┌──

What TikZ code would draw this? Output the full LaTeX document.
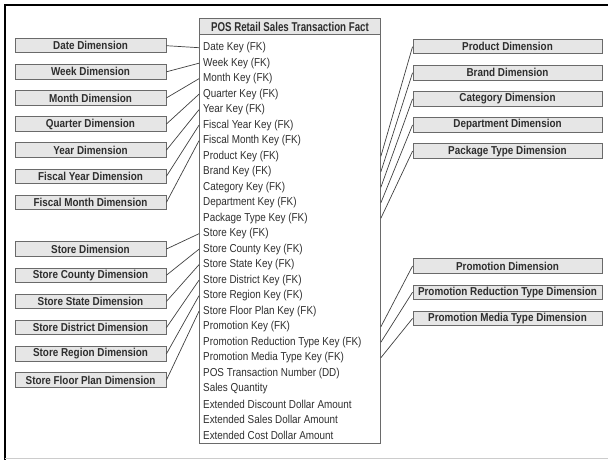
\documentclass[tikz,border=0pt]{standalone}
\usepackage{fontspec}
\setmainfont[FakeStretch=0.86]{Liberation Sans}
\newfontfamily\headfont[FakeStretch=0.76]{Liberation Sans}
\definecolor{txt}{HTML}{2E2E2E}
\definecolor{boxfill}{HTML}{E6E6E6}
\definecolor{boxline}{HTML}{6A6A6A}
\tikzset{
  dimbox/.style={draw=boxline, fill=boxfill, line width=0.9pt, minimum height=14.5pt, inner sep=0pt,
    font=\bfseries\fontsize{11.5}{13}\selectfont, text=txt},
  ldim/.style={dimbox, minimum width=151pt},
  rdim/.style={dimbox, minimum width=189pt},
  rowtext/.style={anchor=west, inner sep=0pt, font=\fontsize{11.5}{13}\selectfont, text=txt},
  link/.style={draw=black!75, line width=0.7pt}
}
\begin{document}
\begin{tikzpicture}[x=1pt,y=-1pt]
\useasboundingbox (0,0) rectangle (608,460);
\draw[line width=2pt] (5,460) -- (5,5) -- (608,5);
\draw[gray!40, line width=1pt] (5,458.5) -- (608,458.5);
\node[draw=boxline, line width=0.9pt, minimum width=181pt, minimum height=424.5pt, anchor=north west, inner sep=0pt] (fact) at (199,18.5) {};
\node[draw=boxline, fill=boxfill, line width=0.9pt, minimum width=181pt, minimum height=15.5pt, anchor=north west, inner sep=0pt, font=\headfont\bfseries\fontsize{12.8}{14}\selectfont, text=txt] (head) at (199,18.5) {POS Retail Sales Transaction Fact};
\foreach \t [count=\i from 0] in {Date Key (FK), Week Key (FK), Month Key (FK), Quarter Key (FK), Year Key (FK), Fiscal Year Key (FK), Fiscal Month Key (FK), Product Key (FK), Brand Key (FK), Category Key (FK), Department Key (FK), Package Type Key (FK), Store Key (FK), Store County Key (FK), Store State Key (FK), Store District Key (FK), Store Region Key (FK), Store Floor Plan Key (FK), Promotion Key (FK), Promotion Reduction Type Key (FK), Promotion Media Type Key (FK), POS Transaction Number (DD), Sales Quantity, Extended Discount Dollar Amount, Extended Sales Dollar Amount, Extended Cost Dollar Amount}
  \node[rowtext] (r\i) at (203,{47.7+15.5*\i}) {\t};
\foreach \t [count=\i from 0] in {Date Dimension, Week Dimension, Month Dimension, Quarter Dimension, Year Dimension, Fiscal Year Dimension, Fiscal Month Dimension}{
  \node[ldim] (ld\i) at (90.5,{45.7+26.1*\i}) {\t};
  \draw[link] (ld\i.east) -- (fact.west |- r\i);
}
\foreach \t [count=\i from 0] in {Store Dimension, Store County Dimension, Store State Dimension, Store District Dimension, Store Region Dimension, Store Floor Plan Dimension}{
  \node[ldim] (sd\i) at (90.5,{249+26.2*\i}) {\t};
  \pgfmathtruncatemacro\j{\i+12}
  \draw[link] (sd\i.east) -- (fact.west |- r\j);
}
\foreach \t [count=\i from 0] in {Product Dimension, Brand Dimension, Category Dimension, Department Dimension, Package Type Dimension}{
  \node[rdim] (pd\i) at (507.5,{46.7+26.1*\i}) {\t};
  \pgfmathtruncatemacro\j{\i+7}
  \draw[link] (fact.east |- r\j) -- (pd\i.west);
}
\foreach \t [count=\i from 0] in {Promotion Dimension, Promotion Reduction Type Dimension, Promotion Media Type Dimension}{
  \node[rdim] (md\i) at (507.5,{266+26.2*\i}) {\t};
  \pgfmathtruncatemacro\j{\i+18}
  \draw[link] (fact.east |- r\j) -- (md\i.west);
}
\end{tikzpicture}
\end{document}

└──

**What this task involves**
All of the lines above should be retyped precisely, apart from the pictures.

**Output for this task**
What TikZ code would draw this? Output the full LaTeX document.
\documentclass[tikz,border=0pt]{standalone}
\usepackage{fontspec}
\setmainfont[FakeStretch=0.86]{Liberation Sans}
\newfontfamily\headfont[FakeStretch=0.76]{Liberation Sans}
\definecolor{txt}{HTML}{2E2E2E}
\definecolor{boxfill}{HTML}{E6E6E6}
\definecolor{boxline}{HTML}{6A6A6A}
\tikzset{
  dimbox/.style={draw=boxline, fill=boxfill, line width=0.9pt, minimum height=14.5pt, inner sep=0pt,
    font=\bfseries\fontsize{11.5}{13}\selectfont, text=txt},
  ldim/.style={dimbox, minimum width=151pt},
  rdim/.style={dimbox, minimum width=189pt},
  rowtext/.style={anchor=west, inner sep=0pt, font=\fontsize{11.5}{13}\selectfont, text=txt},
  link/.style={draw=black!75, line width=0.7pt}
}
\begin{document}
\begin{tikzpicture}[x=1pt,y=-1pt]
\useasboundingbox (0,0) rectangle (608,460);
\draw[line width=2pt] (5,460) -- (5,5) -- (608,5);
\draw[gray!40, line width=1pt] (5,458.5) -- (608,458.5);
\node[draw=boxline, line width=0.9pt, minimum width=181pt, minimum height=424.5pt, anchor=north west, inner sep=0pt] (fact) at (199,18.5) {};
\node[draw=boxline, fill=boxfill, line width=0.9pt, minimum width=181pt, minimum height=15.5pt, anchor=north west, inner sep=0pt, font=\headfont\bfseries\fontsize{12.8}{14}\selectfont, text=txt] (head) at (199,18.5) {POS Retail Sales Transaction Fact};
\foreach \t [count=\i from 0] in {Date Key (FK), Week Key (FK), Month Key (FK), Quarter Key (FK), Year Key (FK), Fiscal Year Key (FK), Fiscal Month Key (FK), Product Key (FK), Brand Key (FK), Category Key (FK), Department Key (FK), Package Type Key (FK), Store Key (FK), Store County Key (FK), Store State Key (FK), Store District Key (FK), Store Region Key (FK), Store Floor Plan Key (FK), Promotion Key (FK), Promotion Reduction Type Key (FK), Promotion Media Type Key (FK), POS Transaction Number (DD), Sales Quantity, Extended Discount Dollar Amount, Extended Sales Dollar Amount, Extended Cost Dollar Amount}
  \node[rowtext] (r\i) at (203,{47.7+15.5*\i}) {\t};
\foreach \t [count=\i from 0] in {Date Dimension, Week Dimension, Month Dimension, Quarter Dimension, Year Dimension, Fiscal Year Dimension, Fiscal Month Dimension}{
  \node[ldim] (ld\i) at (90.5,{45.7+26.1*\i}) {\t};
  \draw[link] (ld\i.east) -- (fact.west |- r\i);
}
\foreach \t [count=\i from 0] in {Store Dimension, Store County Dimension, Store State Dimension, Store District Dimension, Store Region Dimension, Store Floor Plan Dimension}{
  \node[ldim] (sd\i) at (90.5,{249+26.2*\i}) {\t};
  \pgfmathtruncatemacro\j{\i+12}
  \draw[link] (sd\i.east) -- (fact.west |- r\j);
}
\foreach \t [count=\i from 0] in {Product Dimension, Brand Dimension, Category Dimension, Department Dimension, Package Type Dimension}{
  \node[rdim] (pd\i) at (507.5,{46.7+26.1*\i}) {\t};
  \pgfmathtruncatemacro\j{\i+7}
  \draw[link] (fact.east |- r\j) -- (pd\i.west);
}
\foreach \t [count=\i from 0] in {Promotion Dimension, Promotion Reduction Type Dimension, Promotion Media Type Dimension}{
  \node[rdim] (md\i) at (507.5,{266+26.2*\i}) {\t};
  \pgfmathtruncatemacro\j{\i+18}
  \draw[link] (fact.east |- r\j) -- (md\i.west);
}
\end{tikzpicture}
\end{document}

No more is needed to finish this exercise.